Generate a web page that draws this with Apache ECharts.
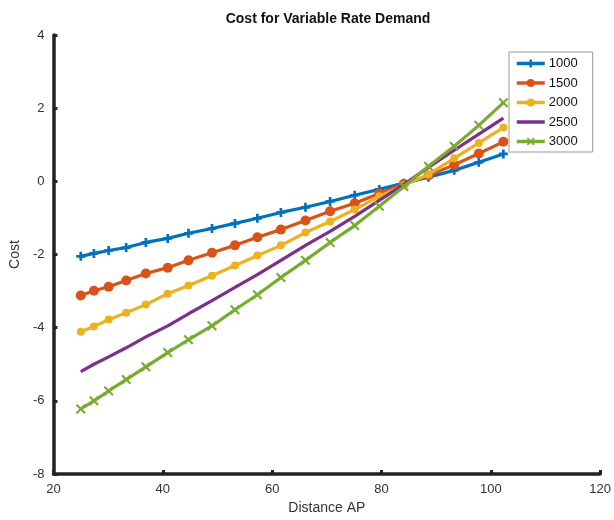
<!DOCTYPE html>
<html>
<head>
<meta charset="utf-8">
<script src="https://cdn.jsdelivr.net/npm/echarts@6/dist/echarts.min.js"></script>
<style>
html,body{margin:0;padding:0;background:#fff;}
#chart{width:614px;height:520px;}
</style>
</head>
<body>
<div id="chart"></div>
<script>
const seriesNames = ['1000', '1500', '2000', '2500', '3000'];
const distance = [25, 27.4, 30.1, 33.3, 36.9, 40.9, 44.7, 49.0, 53.2, 57.3, 61.6, 66.1, 70.6, 75.1, 79.6, 84.1, 88.6, 93.3, 97.8, 102.3];
const cost1000 = [-2.05, -1.97, -1.89, -1.81, -1.67, -1.56, -1.42, -1.29, -1.15, -1.01, -0.85, -0.71, -0.55, -0.38, -0.22, -0.05, 0.11, 0.30, 0.52, 0.75];
const cost1500 = [-3.12, -2.99, -2.88, -2.71, -2.52, -2.36, -2.16, -1.95, -1.75, -1.53, -1.32, -1.07, -0.82, -0.60, -0.33, -0.07, 0.16, 0.45, 0.76, 1.08];
const cost2000 = [-4.11, -3.97, -3.78, -3.59, -3.37, -3.07, -2.85, -2.58, -2.30, -2.03, -1.75, -1.40, -1.10, -0.77, -0.41, -0.11, 0.19, 0.63, 1.05, 1.47];
const cost2500 = [-5.20, -5.00, -4.80, -4.55, -4.25, -3.95, -3.62, -3.26, -2.90, -2.55, -2.16, -1.75, -1.37, -0.96, -0.52, -0.08, 0.38, 0.85, 1.29, 1.73];
const cost3000 = [-6.22, -6.00, -5.73, -5.42, -5.07, -4.68, -4.33, -3.95, -3.51, -3.10, -2.63, -2.16, -1.67, -1.21, -0.68, -0.14, 0.41, 0.96, 1.53, 2.15];
const xTicks = [20, 40, 60, 80, 100, 120];
const yTicks = [-8, -6, -4, -2, 0, 2, 4];

const allCosts = [cost1000, cost1500, cost2000, cost2500, cost3000];
const colors = ['#0072BD', '#D95319', '#EDB120', '#7E2F8E', '#77AC30'];
const plusPath = 'path://M3.5,0h3v3.5h3.5v3h-3.5v3.5h-3v-3.5h-3.5v-3h3.5z';
const xPath = 'path://M1.5,0L5,3.5L8.5,0L10,1.5L6.5,5L10,8.5L8.5,10L5,6.5L1.5,10L0,8.5L3.5,5L0,1.5z';
const symbols = [plusPath, 'circle', 'circle', 'none', xPath];
const symbolSizes = [9, 10, 8, 0, 10];
const font = '"Liberation Sans", Arial, Helvetica, sans-serif';

const legendData = seriesNames.map((n, i) => symbols[i] === 'none'
  ? {name: n, icon: 'path://M0,0h28v3.5h-28z'}
  : {name: n});

const chart = echarts.init(document.getElementById('chart'));
chart.setOption({
  animation: false,
  backgroundColor: '#fff',
  title: {
    text: 'Cost for Variable Rate Demand',
    left: 323, textAlign: 'center', top: 7,
    textStyle: {fontFamily: font, fontSize: 14, fontWeight: 'bold', color: '#111'}
  },
  legend: {
    orient: 'vertical',
    left: 509, top: 52,
    data: legendData,
    itemWidth: 28, itemHeight: 10, itemGap: 6.5,
    padding: [5, 15, 4, 6],
    borderColor: '#999', borderWidth: 1,
    backgroundColor: '#fff',
    lineStyle: {width: 3.5},
    textStyle: {fontFamily: font, fontSize: 13, color: '#111', padding: [0, 0, 0, -1]}
  },
  grid: {left: 46, right: 13, top: 35, bottom: 46, containLabel: false},
  xAxis: {
    type: 'value', min: 20, max: 120, interval: 20,
    name: 'Distance AP', nameLocation: 'middle', nameGap: 27,
    nameTextStyle: {fontFamily: font, fontSize: 14, color: '#333'},
    axisLine: {show: true, onZero: false, lineStyle: {color: '#222', width: 3.5}},
    axisTick: {show: true, inside: true, length: 4, lineStyle: {color: '#222', width: 3}},
    axisLabel: {fontFamily: font, fontSize: 13, color: '#333', margin: 9,
      formatter: v => xTicks.includes(v) ? String(v) : ''},
    splitLine: {show: false}
  },
  yAxis: {
    type: 'value', min: -8, max: 4, interval: 2,
    name: 'Cost', nameLocation: 'middle', nameGap: 27, nameRotate: 90,
    nameTextStyle: {fontFamily: font, fontSize: 14, color: '#333'},
    axisLine: {show: true, onZero: false, lineStyle: {color: '#222', width: 3.5}},
    axisTick: {show: true, inside: true, length: 4, lineStyle: {color: '#222', width: 3}},
    axisLabel: {fontFamily: font, fontSize: 13, color: '#333', margin: 9,
      formatter: v => yTicks.includes(v) ? String(v) : ''},
    splitLine: {show: false}
  },
  series: seriesNames.map((name, i) => ({
    name: name,
    type: 'line',
    data: distance.map((d, j) => [d, allCosts[i][j]]),
    color: colors[i],
    symbol: symbols[i],
    symbolSize: symbolSizes[i],
    showSymbol: symbols[i] !== 'none',
    lineStyle: {width: 3.2, color: colors[i]},
    itemStyle: {color: colors[i]},
    z: 2 + i
  }))
});
</script>
</body>
</html>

* **AIM**: Keep the pictures out of the copy and write out the data exactly as it stands.

* **SOLUTION TO THIS TASK**:
Generate a web page that draws this with Apache ECharts.
<!DOCTYPE html>
<html>
<head>
<meta charset="utf-8">
<script src="https://cdn.jsdelivr.net/npm/echarts@6/dist/echarts.min.js"></script>
<style>
html,body{margin:0;padding:0;background:#fff;}
#chart{width:614px;height:520px;}
</style>
</head>
<body>
<div id="chart"></div>
<script>
const seriesNames = ['1000', '1500', '2000', '2500', '3000'];
const distance = [25, 27.4, 30.1, 33.3, 36.9, 40.9, 44.7, 49.0, 53.2, 57.3, 61.6, 66.1, 70.6, 75.1, 79.6, 84.1, 88.6, 93.3, 97.8, 102.3];
const cost1000 = [-2.05, -1.97, -1.89, -1.81, -1.67, -1.56, -1.42, -1.29, -1.15, -1.01, -0.85, -0.71, -0.55, -0.38, -0.22, -0.05, 0.11, 0.30, 0.52, 0.75];
const cost1500 = [-3.12, -2.99, -2.88, -2.71, -2.52, -2.36, -2.16, -1.95, -1.75, -1.53, -1.32, -1.07, -0.82, -0.60, -0.33, -0.07, 0.16, 0.45, 0.76, 1.08];
const cost2000 = [-4.11, -3.97, -3.78, -3.59, -3.37, -3.07, -2.85, -2.58, -2.30, -2.03, -1.75, -1.40, -1.10, -0.77, -0.41, -0.11, 0.19, 0.63, 1.05, 1.47];
const cost2500 = [-5.20, -5.00, -4.80, -4.55, -4.25, -3.95, -3.62, -3.26, -2.90, -2.55, -2.16, -1.75, -1.37, -0.96, -0.52, -0.08, 0.38, 0.85, 1.29, 1.73];
const cost3000 = [-6.22, -6.00, -5.73, -5.42, -5.07, -4.68, -4.33, -3.95, -3.51, -3.10, -2.63, -2.16, -1.67, -1.21, -0.68, -0.14, 0.41, 0.96, 1.53, 2.15];
const xTicks = [20, 40, 60, 80, 100, 120];
const yTicks = [-8, -6, -4, -2, 0, 2, 4];

const allCosts = [cost1000, cost1500, cost2000, cost2500, cost3000];
const colors = ['#0072BD', '#D95319', '#EDB120', '#7E2F8E', '#77AC30'];
const plusPath = 'path://M3.5,0h3v3.5h3.5v3h-3.5v3.5h-3v-3.5h-3.5v-3h3.5z';
const xPath = 'path://M1.5,0L5,3.5L8.5,0L10,1.5L6.5,5L10,8.5L8.5,10L5,6.5L1.5,10L0,8.5L3.5,5L0,1.5z';
const symbols = [plusPath, 'circle', 'circle', 'none', xPath];
const symbolSizes = [9, 10, 8, 0, 10];
const font = '"Liberation Sans", Arial, Helvetica, sans-serif';

const legendData = seriesNames.map((n, i) => symbols[i] === 'none'
  ? {name: n, icon: 'path://M0,0h28v3.5h-28z'}
  : {name: n});

const chart = echarts.init(document.getElementById('chart'));
chart.setOption({
  animation: false,
  backgroundColor: '#fff',
  title: {
    text: 'Cost for Variable Rate Demand',
    left: 323, textAlign: 'center', top: 7,
    textStyle: {fontFamily: font, fontSize: 14, fontWeight: 'bold', color: '#111'}
  },
  legend: {
    orient: 'vertical',
    left: 509, top: 52,
    data: legendData,
    itemWidth: 28, itemHeight: 10, itemGap: 6.5,
    padding: [5, 15, 4, 6],
    borderColor: '#999', borderWidth: 1,
    backgroundColor: '#fff',
    lineStyle: {width: 3.5},
    textStyle: {fontFamily: font, fontSize: 13, color: '#111', padding: [0, 0, 0, -1]}
  },
  grid: {left: 46, right: 13, top: 35, bottom: 46, containLabel: false},
  xAxis: {
    type: 'value', min: 20, max: 120, interval: 20,
    name: 'Distance AP', nameLocation: 'middle', nameGap: 27,
    nameTextStyle: {fontFamily: font, fontSize: 14, color: '#333'},
    axisLine: {show: true, onZero: false, lineStyle: {color: '#222', width: 3.5}},
    axisTick: {show: true, inside: true, length: 4, lineStyle: {color: '#222', width: 3}},
    axisLabel: {fontFamily: font, fontSize: 13, color: '#333', margin: 9,
      formatter: v => xTicks.includes(v) ? String(v) : ''},
    splitLine: {show: false}
  },
  yAxis: {
    type: 'value', min: -8, max: 4, interval: 2,
    name: 'Cost', nameLocation: 'middle', nameGap: 27, nameRotate: 90,
    nameTextStyle: {fontFamily: font, fontSize: 14, color: '#333'},
    axisLine: {show: true, onZero: false, lineStyle: {color: '#222', width: 3.5}},
    axisTick: {show: true, inside: true, length: 4, lineStyle: {color: '#222', width: 3}},
    axisLabel: {fontFamily: font, fontSize: 13, color: '#333', margin: 9,
      formatter: v => yTicks.includes(v) ? String(v) : ''},
    splitLine: {show: false}
  },
  series: seriesNames.map((name, i) => ({
    name: name,
    type: 'line',
    data: distance.map((d, j) => [d, allCosts[i][j]]),
    color: colors[i],
    symbol: symbols[i],
    symbolSize: symbolSizes[i],
    showSymbol: symbols[i] !== 'none',
    lineStyle: {width: 3.2, color: colors[i]},
    itemStyle: {color: colors[i]},
    z: 2 + i
  }))
});
</script>
</body>
</html>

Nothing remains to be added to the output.